Voluntary carbon markets can enable companies to engage in emissions offsetting, as a compliment to reducing their own emissions and in particular where genuine emission reductions may not be technologically or financially viable.

In a recent roundtable discussion and client event hosted by UBS Investment Bank, experts from a range of stakeholders and interested market participants highlighted that voluntary carbon markets have undergone rapid developments over recent years alongside heightened regulatory and corporate support, indicating the space is maturing quickly. Scaling of carbon markets requires a multitude of improvements across data, analytics and tools, as well as market-wide governance and regulations. 

Carbon Markets

Origins of voluntary carbon markets

The concept of voluntary carbon markets was pioneered in the early 2000s by a small group of environmental organizations and private companies. These pioneers recognized that there was a need for a market-based solution to address carbon emissions, and thus created a platform for organizations to offset their emissions and support sustainable projects. 

Integrity and transparency

One of the main challenges in the voluntary carbon markets is the lack of standardization, integrity and transparency. Without clear standards for carbon credits, it can be difficult for companies to know whether they are truly reducing their emissions. To address this challenge, several initiatives have emerged that seek to establish clear standards and certifications for carbon credits. For example, the Verified Carbon Standard and the Gold Standard are two widely recognized certification programs that provide a rigorous and transparent framework for the development and verification of carbon credits.
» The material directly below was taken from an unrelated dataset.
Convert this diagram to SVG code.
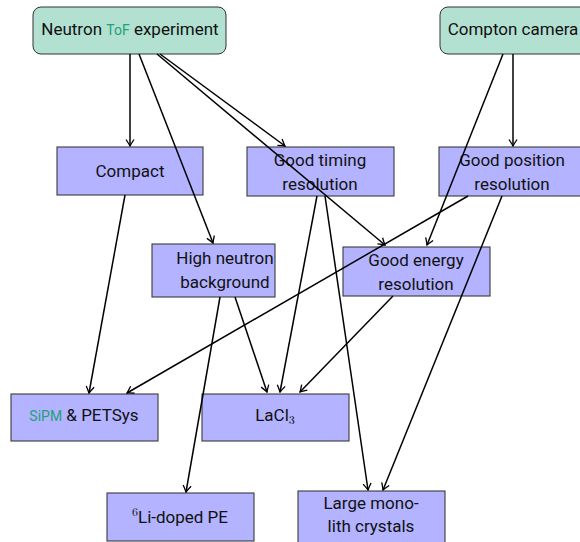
<svg xmlns="http://www.w3.org/2000/svg" width="580" height="542" viewBox="0 0 580 542">
<style>
.t{font-family:Roboto,"Liberation Sans",sans-serif;font-size:17px;fill:#111;text-anchor:middle}
.g{fill:#22a07a;font-size:14px}
.m{font-family:"Latin Modern Roman","DejaVu Serif","Liberation Serif",serif;font-size:12px}
.top{fill:#b2e0d1;stroke:#333;stroke-width:1}
.box{fill:#b3b3ff;stroke:#3a3a3a;stroke-width:1.1}
.c{stroke:#000;stroke-width:1.5;fill:none;marker-end:url(#ah)}
</style>
<defs>
<marker id="ah" viewBox="-8 -5 9 10" refX="0" refY="0" markerWidth="9" markerHeight="10" markerUnits="userSpaceOnUse" orient="auto">
<path d="M-6.5,-4 Q-2,-1 0,0 Q-2,1 -6.5,4" fill="none" stroke="#000" stroke-width="1.3"/>
</marker>
</defs>
<g id="nodes">
<g id="neutron"><rect class="top" x="33" y="7" width="193" height="47" rx="8"/><text class="t" x="130" y="35">Neutron <tspan class="g">ToF</tspan> experiment</text></g>
<g id="compton"><rect class="top" x="440" y="7" width="150" height="47" rx="8"/><text class="t" x="513" y="35">Compton camera</text></g>
<g id="compact"><rect class="box" x="57" y="147" width="146" height="48"/><text class="t" x="130" y="177">Compact</text></g>
<g id="timing"><rect class="box" x="247" y="147" width="147" height="49"/><text class="t" x="320" y="166">Good timing</text><text class="t" x="320" y="190">resolution</text></g>
<g id="position"><rect class="box" x="439" y="147" width="150" height="49"/><text class="t" x="512" y="166">Good position</text><text class="t" x="512" y="190">resolution</text></g>
<g id="background"><rect class="box" x="152" y="244" width="123" height="53"/><text class="t" x="225" y="264">High neutron</text><text class="t" x="225" y="288">background</text></g>
<g id="energy"><rect class="box" x="343" y="247" width="147" height="49"/><text class="t" x="416" y="266">Good energy</text><text class="t" x="416" y="290">resolution</text></g>
<g id="sipm"><rect class="box" x="11" y="394" width="147" height="47"/><text class="t" x="84" y="421"><tspan class="g">SiPM</tspan> &amp; PETSys</text></g>
<g id="lacl"><rect class="box" x="202" y="394" width="147" height="47"/><text class="t" x="275" y="421">LaCl<tspan class="m" dy="3">3</tspan></text></g>
<g id="li"><rect class="box" x="107" y="493" width="147" height="48"/><text class="t" x="180" y="523"><tspan class="m" dy="-7">6</tspan><tspan dy="7">Li-doped PE</tspan></text></g>
<g id="mono"><rect class="box" x="298" y="491" width="147" height="55"/><text class="t" x="371" y="509">Large mono-</text><text class="t" x="371" y="532">lith crystals</text></g>
</g>
<g id="connectors">
<path class="c" d="M130,54 L130,146"/>
<path class="c" d="M139,54 L213,243"/>
<path class="c" d="M160,54 L285,146"/>
<path class="c" d="M157,54 L385,245"/>
<path class="c" d="M513,54 L513,146"/>
<path class="c" d="M503,54 L427,245"/>
<path class="c" d="M125,195 L89,393"/>
<path class="c" d="M468,196 L127,393"/>
<path class="c" d="M235,297 L267,392"/>
<path class="c" d="M220,297 L186,492"/>
<path class="c" d="M317,196 L280,392"/>
<path class="c" d="M325,196 L368,490"/>
<path class="c" d="M393,296 L300,392"/>
<path class="c" d="M502,196 L383,490"/>
</g>
</svg>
Upcoming guidance and regulation are likely to support voluntary carbon markets, with national and supranational organisations steering guidance and regulation to promote market-wide standards. Organisations such as the Climate Change Committee, the Voluntary Carbon Markets Integrity Initiative, the Carbon Credit Quality Initiative and the Integrity Council for the Voluntary Carbon Market are working to bolster integrity in the space, making day-to-day practices more robust and resilient.

This effort is being actively bolstered by regulators across the world. The EU is considering allowing carbon removal in its Emissions Trading System, while in the US, the SEC is considering stringent carbon credit reporting requirements.

Meanwhile, the Article 6 rulebook of the Paris Agreement, completed in Glasgow in 2021, paves the way for effective international carbon markets to operate and prosper. Increasing their credibility will likely increase the efficacy of markets, and their participants, in achieving their climate goals.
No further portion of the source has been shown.